== GIVEN INSTRUCTION ==
In the entries below, find the line containing "What React, TypeScript" and the line containing "i) => i * 100);". Copy those two lines and everything between them exactly, without the pictures.

"""

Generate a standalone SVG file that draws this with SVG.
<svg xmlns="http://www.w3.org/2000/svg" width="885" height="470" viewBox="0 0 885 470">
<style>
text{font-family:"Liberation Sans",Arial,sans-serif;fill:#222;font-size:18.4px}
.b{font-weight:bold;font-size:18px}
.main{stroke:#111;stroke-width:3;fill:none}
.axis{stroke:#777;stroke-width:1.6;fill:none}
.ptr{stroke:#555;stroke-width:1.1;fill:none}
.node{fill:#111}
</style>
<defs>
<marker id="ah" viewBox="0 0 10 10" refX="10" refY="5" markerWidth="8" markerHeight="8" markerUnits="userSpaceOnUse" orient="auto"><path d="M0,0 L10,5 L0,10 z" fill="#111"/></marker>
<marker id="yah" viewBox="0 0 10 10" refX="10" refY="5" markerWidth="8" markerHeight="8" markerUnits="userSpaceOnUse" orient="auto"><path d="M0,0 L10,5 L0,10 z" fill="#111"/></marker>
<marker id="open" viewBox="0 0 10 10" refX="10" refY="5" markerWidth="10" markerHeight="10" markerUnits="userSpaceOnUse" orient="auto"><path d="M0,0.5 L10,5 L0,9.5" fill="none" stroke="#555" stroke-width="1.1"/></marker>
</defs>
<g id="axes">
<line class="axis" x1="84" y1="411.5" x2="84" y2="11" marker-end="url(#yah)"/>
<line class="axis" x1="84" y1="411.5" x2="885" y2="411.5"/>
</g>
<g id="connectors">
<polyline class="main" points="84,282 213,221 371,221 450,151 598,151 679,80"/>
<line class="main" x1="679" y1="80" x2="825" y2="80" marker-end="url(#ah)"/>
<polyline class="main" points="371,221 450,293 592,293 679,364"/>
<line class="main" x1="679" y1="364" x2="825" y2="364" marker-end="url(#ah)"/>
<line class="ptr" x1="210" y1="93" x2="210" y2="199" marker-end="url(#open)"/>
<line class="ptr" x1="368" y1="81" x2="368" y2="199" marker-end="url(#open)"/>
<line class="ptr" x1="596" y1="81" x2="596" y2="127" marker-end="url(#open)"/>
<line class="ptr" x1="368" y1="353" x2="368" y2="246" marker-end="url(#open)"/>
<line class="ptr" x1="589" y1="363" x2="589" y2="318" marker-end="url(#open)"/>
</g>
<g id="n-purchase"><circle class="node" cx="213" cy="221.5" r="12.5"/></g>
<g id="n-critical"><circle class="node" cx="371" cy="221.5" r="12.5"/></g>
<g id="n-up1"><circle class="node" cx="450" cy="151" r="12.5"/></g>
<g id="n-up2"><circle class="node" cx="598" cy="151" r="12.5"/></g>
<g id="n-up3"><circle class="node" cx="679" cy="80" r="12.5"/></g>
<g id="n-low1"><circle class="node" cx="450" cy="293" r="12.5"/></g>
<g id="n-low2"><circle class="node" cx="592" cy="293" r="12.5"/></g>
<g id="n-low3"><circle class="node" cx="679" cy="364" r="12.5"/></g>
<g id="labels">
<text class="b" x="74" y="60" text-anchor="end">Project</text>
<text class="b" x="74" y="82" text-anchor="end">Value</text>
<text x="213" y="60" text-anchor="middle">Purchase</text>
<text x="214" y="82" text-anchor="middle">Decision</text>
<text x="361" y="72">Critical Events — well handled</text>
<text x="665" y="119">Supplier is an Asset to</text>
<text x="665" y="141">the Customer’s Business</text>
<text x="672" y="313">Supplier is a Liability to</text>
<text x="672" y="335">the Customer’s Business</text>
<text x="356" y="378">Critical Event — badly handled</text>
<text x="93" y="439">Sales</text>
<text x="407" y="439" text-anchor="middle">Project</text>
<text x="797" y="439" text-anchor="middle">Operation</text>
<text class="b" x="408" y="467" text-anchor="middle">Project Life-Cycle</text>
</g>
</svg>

"""
"""

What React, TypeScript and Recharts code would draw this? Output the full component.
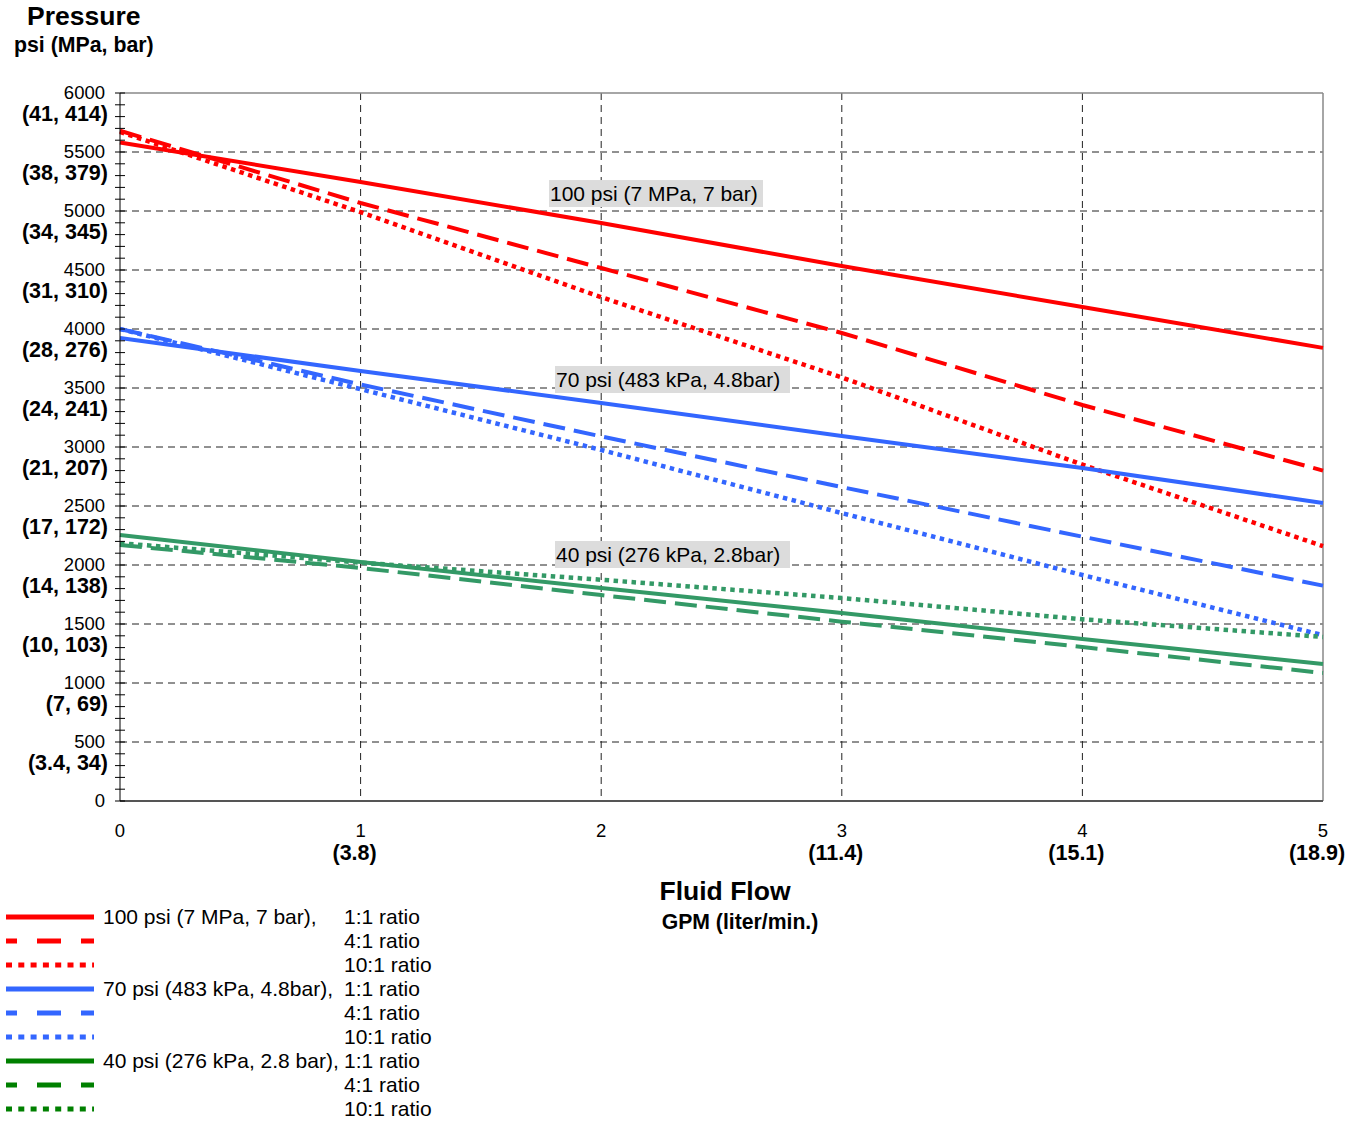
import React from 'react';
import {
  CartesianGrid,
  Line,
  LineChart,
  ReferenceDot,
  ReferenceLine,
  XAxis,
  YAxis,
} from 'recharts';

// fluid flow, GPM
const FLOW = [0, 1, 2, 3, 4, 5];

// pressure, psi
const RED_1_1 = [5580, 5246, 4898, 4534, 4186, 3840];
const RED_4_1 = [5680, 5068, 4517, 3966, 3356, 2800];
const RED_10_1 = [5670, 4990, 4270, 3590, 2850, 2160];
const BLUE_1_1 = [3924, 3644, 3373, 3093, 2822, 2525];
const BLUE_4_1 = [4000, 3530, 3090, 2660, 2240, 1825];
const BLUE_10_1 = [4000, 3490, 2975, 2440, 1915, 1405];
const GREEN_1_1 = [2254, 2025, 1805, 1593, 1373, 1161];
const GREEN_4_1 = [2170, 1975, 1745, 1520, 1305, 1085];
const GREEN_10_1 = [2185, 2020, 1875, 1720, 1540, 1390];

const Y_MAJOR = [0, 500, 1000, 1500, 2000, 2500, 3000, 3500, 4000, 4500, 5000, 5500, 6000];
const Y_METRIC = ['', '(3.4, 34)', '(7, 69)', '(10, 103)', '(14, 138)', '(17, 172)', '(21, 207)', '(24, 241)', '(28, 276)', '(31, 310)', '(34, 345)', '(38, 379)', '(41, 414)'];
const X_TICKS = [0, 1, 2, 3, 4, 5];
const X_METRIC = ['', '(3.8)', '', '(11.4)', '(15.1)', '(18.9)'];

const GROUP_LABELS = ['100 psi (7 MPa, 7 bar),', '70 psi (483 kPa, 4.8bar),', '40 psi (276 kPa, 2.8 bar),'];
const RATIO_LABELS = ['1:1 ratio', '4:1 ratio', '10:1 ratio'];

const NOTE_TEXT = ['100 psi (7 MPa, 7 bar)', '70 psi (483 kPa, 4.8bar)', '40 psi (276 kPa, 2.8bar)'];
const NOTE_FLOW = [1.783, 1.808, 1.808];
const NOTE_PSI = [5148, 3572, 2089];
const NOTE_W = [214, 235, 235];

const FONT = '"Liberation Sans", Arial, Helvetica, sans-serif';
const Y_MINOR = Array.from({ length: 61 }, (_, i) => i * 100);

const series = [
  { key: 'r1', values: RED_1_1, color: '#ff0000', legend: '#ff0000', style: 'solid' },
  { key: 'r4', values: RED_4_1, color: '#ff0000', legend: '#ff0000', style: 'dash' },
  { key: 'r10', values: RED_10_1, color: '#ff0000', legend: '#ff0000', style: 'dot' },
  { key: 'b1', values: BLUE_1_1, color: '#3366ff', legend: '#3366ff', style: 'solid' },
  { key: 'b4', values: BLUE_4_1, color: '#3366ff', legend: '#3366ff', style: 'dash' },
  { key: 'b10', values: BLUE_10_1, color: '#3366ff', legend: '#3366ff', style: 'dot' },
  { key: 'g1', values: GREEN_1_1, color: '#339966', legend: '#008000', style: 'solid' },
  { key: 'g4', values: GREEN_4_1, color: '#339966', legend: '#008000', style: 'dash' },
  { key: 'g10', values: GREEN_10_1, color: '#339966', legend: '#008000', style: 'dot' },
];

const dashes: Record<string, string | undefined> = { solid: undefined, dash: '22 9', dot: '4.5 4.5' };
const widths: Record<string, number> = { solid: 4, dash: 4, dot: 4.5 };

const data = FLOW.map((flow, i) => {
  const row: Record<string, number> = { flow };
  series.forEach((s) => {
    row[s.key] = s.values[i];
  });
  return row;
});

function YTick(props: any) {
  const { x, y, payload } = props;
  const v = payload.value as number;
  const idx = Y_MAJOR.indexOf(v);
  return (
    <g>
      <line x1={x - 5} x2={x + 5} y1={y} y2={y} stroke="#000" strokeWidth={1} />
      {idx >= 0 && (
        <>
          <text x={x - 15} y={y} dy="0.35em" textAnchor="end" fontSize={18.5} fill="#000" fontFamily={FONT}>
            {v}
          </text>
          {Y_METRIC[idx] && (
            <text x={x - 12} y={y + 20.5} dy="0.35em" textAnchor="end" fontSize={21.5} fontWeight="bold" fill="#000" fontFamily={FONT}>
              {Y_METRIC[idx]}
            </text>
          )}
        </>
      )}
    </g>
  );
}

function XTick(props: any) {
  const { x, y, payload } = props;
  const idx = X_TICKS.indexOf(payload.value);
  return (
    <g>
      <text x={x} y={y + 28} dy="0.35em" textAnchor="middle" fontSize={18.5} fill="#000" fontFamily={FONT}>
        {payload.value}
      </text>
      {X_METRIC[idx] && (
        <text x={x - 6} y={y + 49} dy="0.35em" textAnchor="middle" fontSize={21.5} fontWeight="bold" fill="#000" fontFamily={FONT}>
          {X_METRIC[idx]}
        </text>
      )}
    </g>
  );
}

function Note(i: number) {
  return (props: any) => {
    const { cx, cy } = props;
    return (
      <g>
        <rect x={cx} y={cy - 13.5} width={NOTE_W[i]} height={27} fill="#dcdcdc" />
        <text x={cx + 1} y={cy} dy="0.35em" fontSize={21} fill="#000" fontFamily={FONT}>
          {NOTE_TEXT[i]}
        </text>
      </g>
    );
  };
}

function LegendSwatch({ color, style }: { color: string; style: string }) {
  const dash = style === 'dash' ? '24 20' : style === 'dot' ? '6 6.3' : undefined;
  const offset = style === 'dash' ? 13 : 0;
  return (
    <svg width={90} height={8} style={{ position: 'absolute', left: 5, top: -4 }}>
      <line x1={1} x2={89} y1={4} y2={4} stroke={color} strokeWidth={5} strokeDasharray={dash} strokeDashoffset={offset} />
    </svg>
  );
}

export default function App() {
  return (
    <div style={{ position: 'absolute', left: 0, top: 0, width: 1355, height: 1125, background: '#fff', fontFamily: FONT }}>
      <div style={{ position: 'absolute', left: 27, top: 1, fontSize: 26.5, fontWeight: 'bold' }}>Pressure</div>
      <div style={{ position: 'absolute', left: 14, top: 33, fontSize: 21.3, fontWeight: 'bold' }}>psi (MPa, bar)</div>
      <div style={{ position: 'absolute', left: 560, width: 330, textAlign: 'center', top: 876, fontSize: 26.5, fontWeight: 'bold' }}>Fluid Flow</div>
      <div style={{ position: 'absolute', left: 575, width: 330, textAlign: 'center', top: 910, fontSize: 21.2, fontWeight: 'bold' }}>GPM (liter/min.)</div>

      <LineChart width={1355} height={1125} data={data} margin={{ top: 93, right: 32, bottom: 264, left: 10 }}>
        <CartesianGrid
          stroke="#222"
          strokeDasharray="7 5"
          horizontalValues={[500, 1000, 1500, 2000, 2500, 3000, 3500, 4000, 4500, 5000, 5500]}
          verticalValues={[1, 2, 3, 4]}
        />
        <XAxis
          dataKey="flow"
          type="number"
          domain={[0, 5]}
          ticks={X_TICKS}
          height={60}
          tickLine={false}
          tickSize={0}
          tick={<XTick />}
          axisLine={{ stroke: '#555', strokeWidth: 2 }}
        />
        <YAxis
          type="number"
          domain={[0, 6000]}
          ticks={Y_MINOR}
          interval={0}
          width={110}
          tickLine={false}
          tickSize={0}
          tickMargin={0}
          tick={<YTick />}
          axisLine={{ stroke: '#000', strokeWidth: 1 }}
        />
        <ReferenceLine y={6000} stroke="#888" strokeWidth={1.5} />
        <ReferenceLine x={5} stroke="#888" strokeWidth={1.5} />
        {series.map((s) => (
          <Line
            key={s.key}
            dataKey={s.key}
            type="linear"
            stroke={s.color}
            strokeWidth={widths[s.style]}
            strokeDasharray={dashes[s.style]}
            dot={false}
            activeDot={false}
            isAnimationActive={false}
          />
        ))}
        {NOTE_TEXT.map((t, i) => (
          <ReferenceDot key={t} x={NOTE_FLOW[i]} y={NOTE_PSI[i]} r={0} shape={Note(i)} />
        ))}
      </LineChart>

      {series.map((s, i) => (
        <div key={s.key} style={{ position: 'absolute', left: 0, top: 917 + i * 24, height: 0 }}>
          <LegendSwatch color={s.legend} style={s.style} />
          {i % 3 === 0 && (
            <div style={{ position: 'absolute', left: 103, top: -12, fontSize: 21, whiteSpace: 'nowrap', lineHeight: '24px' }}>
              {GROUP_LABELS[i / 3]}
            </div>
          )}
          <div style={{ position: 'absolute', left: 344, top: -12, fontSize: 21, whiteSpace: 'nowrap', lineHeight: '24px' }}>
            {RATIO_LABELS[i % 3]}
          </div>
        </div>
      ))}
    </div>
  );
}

"""

== ANSWER IN FULL ==
What React, TypeScript and Recharts code would draw this? Output the full component.
import React from 'react';
import {
  CartesianGrid,
  Line,
  LineChart,
  ReferenceDot,
  ReferenceLine,
  XAxis,
  YAxis,
} from 'recharts';

// fluid flow, GPM
const FLOW = [0, 1, 2, 3, 4, 5];

// pressure, psi
const RED_1_1 = [5580, 5246, 4898, 4534, 4186, 3840];
const RED_4_1 = [5680, 5068, 4517, 3966, 3356, 2800];
const RED_10_1 = [5670, 4990, 4270, 3590, 2850, 2160];
const BLUE_1_1 = [3924, 3644, 3373, 3093, 2822, 2525];
const BLUE_4_1 = [4000, 3530, 3090, 2660, 2240, 1825];
const BLUE_10_1 = [4000, 3490, 2975, 2440, 1915, 1405];
const GREEN_1_1 = [2254, 2025, 1805, 1593, 1373, 1161];
const GREEN_4_1 = [2170, 1975, 1745, 1520, 1305, 1085];
const GREEN_10_1 = [2185, 2020, 1875, 1720, 1540, 1390];

const Y_MAJOR = [0, 500, 1000, 1500, 2000, 2500, 3000, 3500, 4000, 4500, 5000, 5500, 6000];
const Y_METRIC = ['', '(3.4, 34)', '(7, 69)', '(10, 103)', '(14, 138)', '(17, 172)', '(21, 207)', '(24, 241)', '(28, 276)', '(31, 310)', '(34, 345)', '(38, 379)', '(41, 414)'];
const X_TICKS = [0, 1, 2, 3, 4, 5];
const X_METRIC = ['', '(3.8)', '', '(11.4)', '(15.1)', '(18.9)'];

const GROUP_LABELS = ['100 psi (7 MPa, 7 bar),', '70 psi (483 kPa, 4.8bar),', '40 psi (276 kPa, 2.8 bar),'];
const RATIO_LABELS = ['1:1 ratio', '4:1 ratio', '10:1 ratio'];

const NOTE_TEXT = ['100 psi (7 MPa, 7 bar)', '70 psi (483 kPa, 4.8bar)', '40 psi (276 kPa, 2.8bar)'];
const NOTE_FLOW = [1.783, 1.808, 1.808];
const NOTE_PSI = [5148, 3572, 2089];
const NOTE_W = [214, 235, 235];

const FONT = '"Liberation Sans", Arial, Helvetica, sans-serif';
const Y_MINOR = Array.from({ length: 61 }, (_, i) => i * 100);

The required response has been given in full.